# [Set exercise]
Leave out the pictures and transcribe everything else exactly.

— start Raw data —

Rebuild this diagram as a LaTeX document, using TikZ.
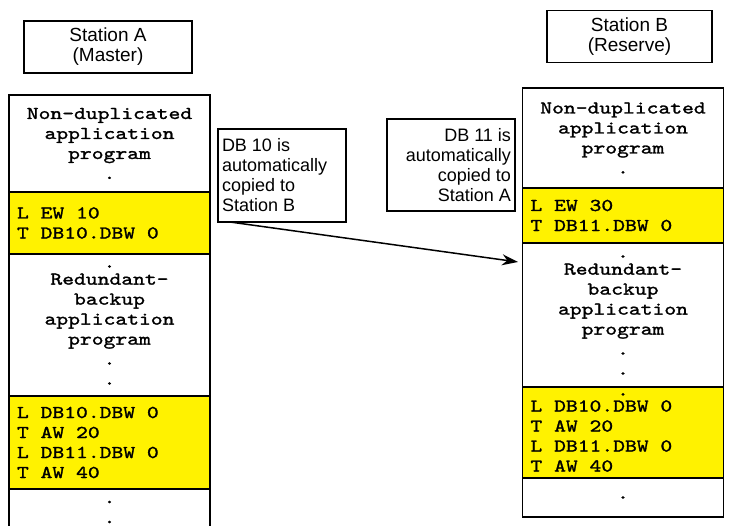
\documentclass[tikz,border=0pt]{standalone}
\usepackage{fontspec}
\setmainfont{Liberation Sans}
\newfontfamily\codefam{lmmono10-regular.otf}[FakeStretch=1.25, FakeBold=1.5]
\usetikzlibrary{positioning,arrows.meta}
\newcommand{\codefont}{\fontsize{18bp}{20bp}\selectfont\codefam}
\newcommand{\stationfont}{\fontsize{19bp}{20bp}\selectfont}
\newcommand{\notefont}{\fontsize{18bp}{20bp}\selectfont}

\begin{document}
\begin{tikzpicture}[
  x=1bp, y=-1bp,
  node distance=0pt,
  stationbox/.style={draw, line width=1.2bp, font=\stationfont, align=center, minimum height=52bp, outer sep=0pt},
  plainpart/.style={draw, line width=1.2bp, fill=white, font=\codefont, align=flush center, text width=185bp, inner xsep=8bp, inner ysep=0pt, outer sep=0pt},
  codepart/.style={plainpart, fill=yellow, align=flush left},
  notebox/.style={draw, line width=1.2bp, fill=white, font=\notefont, text width=120bp, inner xsep=4bp, inner ysep=0pt, outer sep=0pt, anchor=north west},
  arrow/.style={-{Stealth[length=16bp, width=11bp]}, line width=1.5bp}
]
\clip (0,0) rectangle (733,526);

\node[stationbox, minimum width=168bp] (staA) at (108,47) {Station A\\(Master)};
\node[stationbox, minimum width=165bp] (staB) at (629.5,36.5) {Station B\\(Reserve)};

\node[plainpart, minimum height=97bp, anchor=north] (a1) at (109.5,95) {Non-duplicated\\application\\program\\.};
\node[codepart, minimum height=62bp, below=of a1] (a2) {L EW 10\\T DB10.DBW 0};
\node[plainpart, minimum height=142bp, below=of a2] (a3) {.\\[-3bp]Redundant-\\backup\\application\\program\\.\\.};
\node[codepart, minimum height=93bp, below=of a3] (a4) {L DB10.DBW 0\\T AW 20\\L DB11.DBW 0\\T AW 40};
\node[plainpart, minimum height=46bp, below=of a4] (a5) {.\\.};
\draw[line width=1.2bp] (a4.south west) -- ++(0,60) (a4.south east) -- ++(0,60);

\node[plainpart, minimum height=100bp, anchor=north] (b1) at (623,88) {Non-duplicated\\application\\program\\.};
\node[codepart, minimum height=55bp, below=of b1] (b2) {L EW 30\\T DB11.DBW 0};
\node[plainpart, minimum height=144bp, below=of b2] (b3) {.\\[-3bp]Redundant-\\backup\\application\\program\\.\\.};
\node[codepart, minimum height=91bp, below=of b3] (b4) {\makebox[\linewidth]{.}\\[-4bp]L DB10.DBW 0\\T AW 20\\L DB11.DBW 0\\T AW 40};
\node[plainpart, minimum height=39bp, below=of b4] (b5) {.};

\node[notebox, align=flush left, minimum height=93bp] (db10) at (218,129) {DB 10 is\\automatically\\copied to\\Station B};
\node[notebox, align=flush right, minimum height=92bp] (db11) at (387,119) {DB 11 is\\automatically\\copied to\\Station A};

\coordinate (copyend) at (518,262);
\draw[arrow] ([xshift=12bp]db10.south west) -- (copyend);
\end{tikzpicture}
\end{document}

— end Raw data —

# [Correct result]
Rebuild this diagram as a LaTeX document, using TikZ.
\documentclass[tikz,border=0pt]{standalone}
\usepackage{fontspec}
\setmainfont{Liberation Sans}
\newfontfamily\codefam{lmmono10-regular.otf}[FakeStretch=1.25, FakeBold=1.5]
\usetikzlibrary{positioning,arrows.meta}
\newcommand{\codefont}{\fontsize{18bp}{20bp}\selectfont\codefam}
\newcommand{\stationfont}{\fontsize{19bp}{20bp}\selectfont}
\newcommand{\notefont}{\fontsize{18bp}{20bp}\selectfont}

\begin{document}
\begin{tikzpicture}[
  x=1bp, y=-1bp,
  node distance=0pt,
  stationbox/.style={draw, line width=1.2bp, font=\stationfont, align=center, minimum height=52bp, outer sep=0pt},
  plainpart/.style={draw, line width=1.2bp, fill=white, font=\codefont, align=flush center, text width=185bp, inner xsep=8bp, inner ysep=0pt, outer sep=0pt},
  codepart/.style={plainpart, fill=yellow, align=flush left},
  notebox/.style={draw, line width=1.2bp, fill=white, font=\notefont, text width=120bp, inner xsep=4bp, inner ysep=0pt, outer sep=0pt, anchor=north west},
  arrow/.style={-{Stealth[length=16bp, width=11bp]}, line width=1.5bp}
]
\clip (0,0) rectangle (733,526);

\node[stationbox, minimum width=168bp] (staA) at (108,47) {Station A\\(Master)};
\node[stationbox, minimum width=165bp] (staB) at (629.5,36.5) {Station B\\(Reserve)};

\node[plainpart, minimum height=97bp, anchor=north] (a1) at (109.5,95) {Non-duplicated\\application\\program\\.};
\node[codepart, minimum height=62bp, below=of a1] (a2) {L EW 10\\T DB10.DBW 0};
\node[plainpart, minimum height=142bp, below=of a2] (a3) {.\\[-3bp]Redundant-\\backup\\application\\program\\.\\.};
\node[codepart, minimum height=93bp, below=of a3] (a4) {L DB10.DBW 0\\T AW 20\\L DB11.DBW 0\\T AW 40};
\node[plainpart, minimum height=46bp, below=of a4] (a5) {.\\.};
\draw[line width=1.2bp] (a4.south west) -- ++(0,60) (a4.south east) -- ++(0,60);

\node[plainpart, minimum height=100bp, anchor=north] (b1) at (623,88) {Non-duplicated\\application\\program\\.};
\node[codepart, minimum height=55bp, below=of b1] (b2) {L EW 30\\T DB11.DBW 0};
\node[plainpart, minimum height=144bp, below=of b2] (b3) {.\\[-3bp]Redundant-\\backup\\application\\program\\.\\.};
\node[codepart, minimum height=91bp, below=of b3] (b4) {\makebox[\linewidth]{.}\\[-4bp]L DB10.DBW 0\\T AW 20\\L DB11.DBW 0\\T AW 40};
\node[plainpart, minimum height=39bp, below=of b4] (b5) {.};

\node[notebox, align=flush left, minimum height=93bp] (db10) at (218,129) {DB 10 is\\automatically\\copied to\\Station B};
\node[notebox, align=flush right, minimum height=92bp] (db11) at (387,119) {DB 11 is\\automatically\\copied to\\Station A};

\coordinate (copyend) at (518,262);
\draw[arrow] ([xshift=12bp]db10.south west) -- (copyend);
\end{tikzpicture}
\end{document}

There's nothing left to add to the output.